«Lorsqu’on est prêt à échouer, on garde une clairvoyance qui permet d’éviter de faire des choix sous la pression d’un échec imminent. Nos décisions stratégiques et nos projets n’en deviennent que meilleurs.»
Yann Steulet, directeur de Fri Up (organe officiel de soutien à la création d’entreprise et aux start-up du canton de Fribourg), est catégorique sur l’intérêt d’envisager le pire. «La question n’est pas de savoir si le projet peut échouer, mais dans quels cas cela pourrait arriver. Il s’agit de connaître les risques, puis de déterminer comment obtenir des réponses rapidement et avec un minimum d’efforts pour valider si l’on est sur le bon chemin.»
La majorité des projets d’entreprise n’aboutit pas. Partant de ce constat, le psychologue et chercheur en sciences cognitives américain Gary Klein a mis au point, en 2007, une méthode d’évaluation des risques qu’il nomme «pre-mortem». L’idée est simple: en amont du lancement d’un projet, les entrepreneurs évoquent toutes les raisons qui pourraient en compromettre la réussite. «Je trouve ce concept de pre-mortem très parlant. C’est ce que nous faisons au quotidien, bien que nous parlions plutôt de «processus de dérisquage», précise Yann Steulet.
Le but principal consiste à ouvrir une discussion souvent très délicate à propos des faiblesses d’une proposition. «Il faut parfois pousser les jeunes entrepreneurs à établir une analyse et une stratégie des risques», poursuit Yann Steulet. La plupart restent en effet convaincus du potentiel de leur innovation, et réticents à l’idée d’imaginer ce qui pourrait ne pas fonctionner. «Les start-up attendent souvent de se retrouver au pied du mur pour accepter de se plonger dans ces questions. Les biais psychologiques sont très forts.»
Détecter les points faibles pour mieux rebondir
Beaucoup d’entrepreneurs échouent en raison d’une absence de «product market fit», c’est-à-dire qu’ils comprennent trop tard que leur innovation ne correspond pas à une vraie attente du marché. «Des problèmes de liquidités ou des divergences de vision entre associés peuvent aussi expliquer un échec.» Afin d’éviter ces situations, l’expert recommande de bien synchroniser les stratégies de développement du produit avec le déploiement commercial, et d’en valider la robustesse tous les trois mois.
En 2023, 206 start-up suisses ont dû mettre la clé sous la porte, dont 73 avaient réalisé des levées de fonds, selon le site spécialisé Startupticker.ch.
«Les barrières se situent rarement au niveau de l’innovation. Des technologies très prometteuses peuvent échouer car le coût de remplacement ou d’intégration est trop élevé pour les clients visés, ou car ceux-ci n’ont pas les moyens d’investir dans un produit qu’ils considèrent comme non essentiel», détaille le directeur de Fri Up.
Le processus de «dérisquage» inclut également de réaliser un prototype de son innovation.
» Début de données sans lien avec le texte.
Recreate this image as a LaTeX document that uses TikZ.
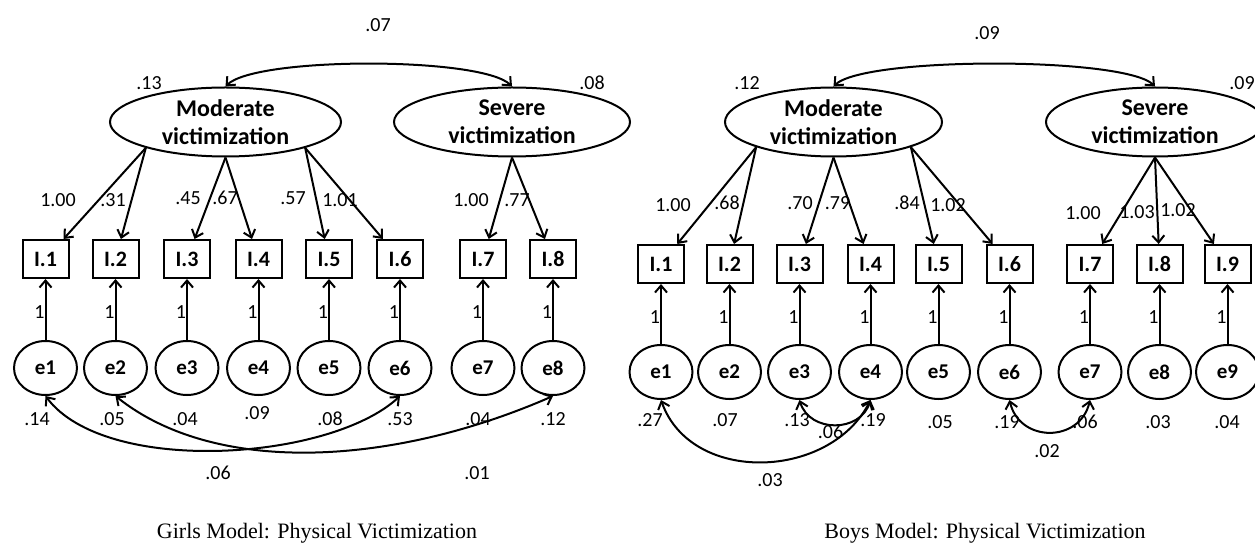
\documentclass[tikz,border=0pt]{standalone}
\usepackage{fontspec}
\setmainfont{Carlito}
\newfontfamily\capfont{Liberation Serif}
\usetikzlibrary{shapes.geometric,arrows.meta,positioning}

\tikzset{
  latent/.style={ellipse,draw,inner sep=0pt,align=center,minimum height=69pt,font=\fontsize{24}{28}\selectfont\bfseries},
  obs/.style={rectangle,draw,inner sep=0pt,minimum width=46pt,minimum height=38pt,font=\fontsize{22}{24}\selectfont\bfseries},
  err/.style={ellipse,draw,inner sep=0pt,minimum width=63pt,minimum height=54pt,font=\fontsize{21}{24}\selectfont\bfseries},
  est/.style={inner sep=0pt,font=\fontsize{20}{22}\selectfont},
  capt/.style={anchor=base,font=\capfont\fontsize{22}{24}\selectfont}
}

\begin{document}
\begin{tikzpicture}[->,>={Straight Barb[length=7pt,width=12pt]},line width=2pt,x=1pt,y=1pt]
\useasboundingbox (0,0) rectangle (1255,544);

% girls model
\node[latent,minimum width=231pt] (gm) at (225.5,422) {Moderate\\victimization};
\node[latent,minimum width=236pt] (gs) at (512,422) {Severe\\victimization};

\node[obs] (g1) at (45.5,285) {I.1};
\node[obs] (g2) at (115.5,285) {I.2};
\node[obs] (g3) at (187,285) {I.3};
\node[obs] (g4) at (258.5,285) {I.4};
\node[obs] (g5) at (329,285) {I.5};
\node[obs] (g6) at (400,285) {I.6};
\node[obs] (g7) at (483,285) {I.7};
\node[obs] (g8) at (553,285) {I.8};

\node[err] (ge1) [below=61pt of g1] {e1};
\node[err] (ge2) [below=61pt of g2] {e2};
\node[err] (ge3) [below=61pt of g3] {e3};
\node[err] (ge4) [below=61pt of g4] {e4};
\node[err] (ge5) [below=61pt of g5] {e5};
\node[err] (ge6) [below=61pt of g6] {e6};
\node[err] (ge7) [below=61pt of g7] {e7};
\node[err] (ge8) [below=61pt of g8] {e8};

\path
  (gm.198) edge (g1)
  (gm.198) edge (g2)
  (gm.270) edge (g3)
  (gm.270) edge (g4)
  (gm.342) edge (g5)
  (gm.342) edge (g6)
  (gs.270) edge (g7)
  (gs.270) edge (g8)
  (ge1) edge node[est,left,pos=0.45] {1} (g1)
  (ge2) edge node[est,left,pos=0.45] {1} (g2)
  (ge3) edge node[est,left,pos=0.45] {1} (g3)
  (ge4) edge node[est,left,pos=0.45] {1} (g4)
  (ge5) edge node[est,left,pos=0.45] {1} (g5)
  (ge6) edge node[est,left,pos=0.45] {1} (g6)
  (ge7) edge node[est,left,pos=0.45] {1} (g7)
  (ge8) edge node[est,left,pos=0.45] {1} (g8);

\draw[<->] (gm.north) .. controls +(30,30) and +(-30,30) .. (gs.north);
\draw[<->] (ge1.south) .. controls +(60,-80) and +(-70,-65) .. (ge6.south);
\draw[<->] (ge2.south) .. controls +(100,-80) and +(-160,-70) .. (ge8.south);

\node[est] (gcov) at (378,519) {.07};
\node[est] (gvm) at (149,461) {.13};
\node[est] (gvs) at (592,461) {.08};
\node[est] (gl1) at (58,344) {1.00};
\node[est] (gl2) at (113,344) {.31};
\node[est] (gl3) at (188,346) {.45};
\node[est] (gl4) at (225,346) {.67};
\node[est] (gl5) at (293,346) {.57};
\node[est] (gl6) at (340,344) {1.01};
\node[est] (gl7) at (471,344) {1.00};
\node[est] (gl8) at (517,344) {.77};
\node[est] (gv1) at (37,125) {.14};
\node[est] (gv2) at (112,125) {.05};
\node[est] (gv3) at (185,125) {.04};
\node[est] (gv4) at (257,131) {.09};
\node[est] (gv5) at (330,125) {.08};
\node[est] (gv6) at (400,125) {.53};
\node[est] (gv7) at (478,125) {.04};
\node[est] (gv8) at (553,125) {.12};
\node[est] (gc16) at (218,71) {.06};
\node[est] (gc28) at (477,71) {.01};
\node[capt] (gcap) at (317,6) {Girls Model: Physical Victimization};

% boys model
\node[latent,minimum width=217pt] (bm) at (833.5,422) {Moderate\\victimization};
\node[latent,minimum width=218pt] (bs) at (1155,422) {Severe\\victimization};

\node[obs] (b1) at (661,280) {I.1};
\node[obs] (b2) at (729.5,280) {I.2};
\node[obs] (b3) at (799.5,280) {I.3};
\node[obs] (b4) at (870.5,280) {I.4};
\node[obs] (b5) at (938.5,280) {I.5};
\node[obs] (b6) at (1009.5,280) {I.6};
\node[obs] (b7) at (1090,280) {I.7};
\node[obs] (b8) at (1159.5,280) {I.8};
\node[obs] (b9) at (1227.5,280) {I.9};

\node[err] (be1) [below=60pt of b1] {e1};
\node[err] (be2) [below=60pt of b2] {e2};
\node[err] (be3) [below=60pt of b3] {e3};
\node[err] (be4) [below=60pt of b4] {e4};
\node[err] (be5) [below=60pt of b5] {e5};
\node[err] (be6) [below=60pt of b6] {e6};
\node[err] (be7) [below=60pt of b7] {e7};
\node[err] (be8) [below=60pt of b8] {e8};
\node[err] (be9) [below=60pt of b9] {e9};

\path
  (bm.198) edge (b1)
  (bm.198) edge (b2)
  (bm.270) edge (b3)
  (bm.270) edge (b4)
  (bm.342) edge (b5)
  (bm.342) edge (b6)
  (bs.270) edge (b7)
  (bs.270) edge (b8)
  (bs.270) edge (b9)
  (be1) edge node[est,left,pos=0.45] {1} (b1)
  (be2) edge node[est,left,pos=0.45] {1} (b2)
  (be3) edge node[est,left,pos=0.45] {1} (b3)
  (be4) edge node[est,left,pos=0.45] {1} (b4)
  (be5) edge node[est,left,pos=0.45] {1} (b5)
  (be6) edge node[est,left,pos=0.45] {1} (b6)
  (be7) edge node[est,left,pos=0.45] {1} (b7)
  (be8) edge node[est,left,pos=0.45] {1} (b8)
  (be9) edge node[est,left,pos=0.45] {1} (b9);

\draw[<->] (bm.north) .. controls +(30,30) and +(-30,30) .. (bs.north);
\draw[<->] (be1.south) .. controls +(30,-85) and +(-40,-80) .. (be4.south);
\draw[<->] (be3.south) .. controls +(10,-33) and +(-10,-33) .. (be4.south);
\draw[<->] (be6.south) .. controls +(10,-43) and +(-10,-43) .. (be7.south);

\node[est] (bcov) at (987,511) {.09};
\node[est] (bvm) at (747,461) {.12};
\node[est] (bvs) at (1242,461) {.09};
\node[est] (bl1) at (673,339) {1.00};
\node[est] (bl2) at (727,341) {.68};
\node[est] (bl3) at (800,341) {.70};
\node[est] (bl4) at (837.5,341) {.79};
\node[est] (bl5) at (907,341) {.84};
\node[est] (bl6) at (948,339) {1.02};
\node[est] (bl7) at (1083,331) {1.00};
\node[est] (bl8) at (1137,332) {1.03};
\node[est] (bl9) at (1178,334) {1.02};
\node[est] (bv1) at (650,124) {.27};
\node[est] (bv2) at (725,124) {.07};
\node[est] (bv3) at (797,124) {.13};
\node[est] (bv4) at (873,124) {.19};
\node[est] (bv5) at (940,122) {.05};
\node[est] (bv6) at (1007,122) {.19};
\node[est] (bv7) at (1085,122) {.06};
\node[est] (bv8) at (1158,122) {.03};
\node[est] (bv9) at (1227,122) {.04};
\node[est] (bc34) at (830.6,112) {.06};
\node[est] (bc14) at (770,64) {.03};
\node[est] (bc67) at (1047,93) {.02};
\node[capt] (bcap) at (985,6) {Boys Model: Physical Victimization};
\end{tikzpicture}
\end{document}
Objectif: pouvoir la tester sur le marché visé. «Souvent diabolisée, c’est une étape cruciale avant d’effectuer de grands investissements, explique Douglas Finazzi, directeur de l’Institut für Jungunternehmen (IFJ) pour la Suisse romande et le Tessin. Après avoir validé les hypothèses sur lesquelles repose le projet, il s’agit de recueillir des retours concrets de sa potentielle future clientèle et d’ajuster le tir si nécessaire.»
Afin que les entrepreneurs puissent se confronter aux critiques que peut susciter leur projet, l’IFJ organise tous les mois des rencontres Pitch’n’Bar dans différentes villes de Suisse. Les participants peuvent y présenter leur idée en quelques minutes. Le public, principalement composé d’entrepreneurs, y partage aussi parfois ses expériences malheureuses. «La culture suisse reste fortement axée sur la sécurité. Envisager l’échec se révèle contraire à cette logique, résume Douglas Finazzi. Ces rencontres visent à normaliser le processus de dérisquage et d’envisager l’échec comme une opportunité d’apprendre et de s’améliorer.»
Entendre les critiques sans douter en permanence de son projet peut se révéler un exercice d’équilibriste pour les entrepreneurs. «Il faut être passionné, mais ne jamais tomber amoureux de son idée, au risque de ne plus pouvoir rester objectif», prévient Douglas Finazzi. Un avis partagé par Yann Steulet: «Les entrepreneurs qui allient ambition et réalisme auront de plus grandes chances de réussir.»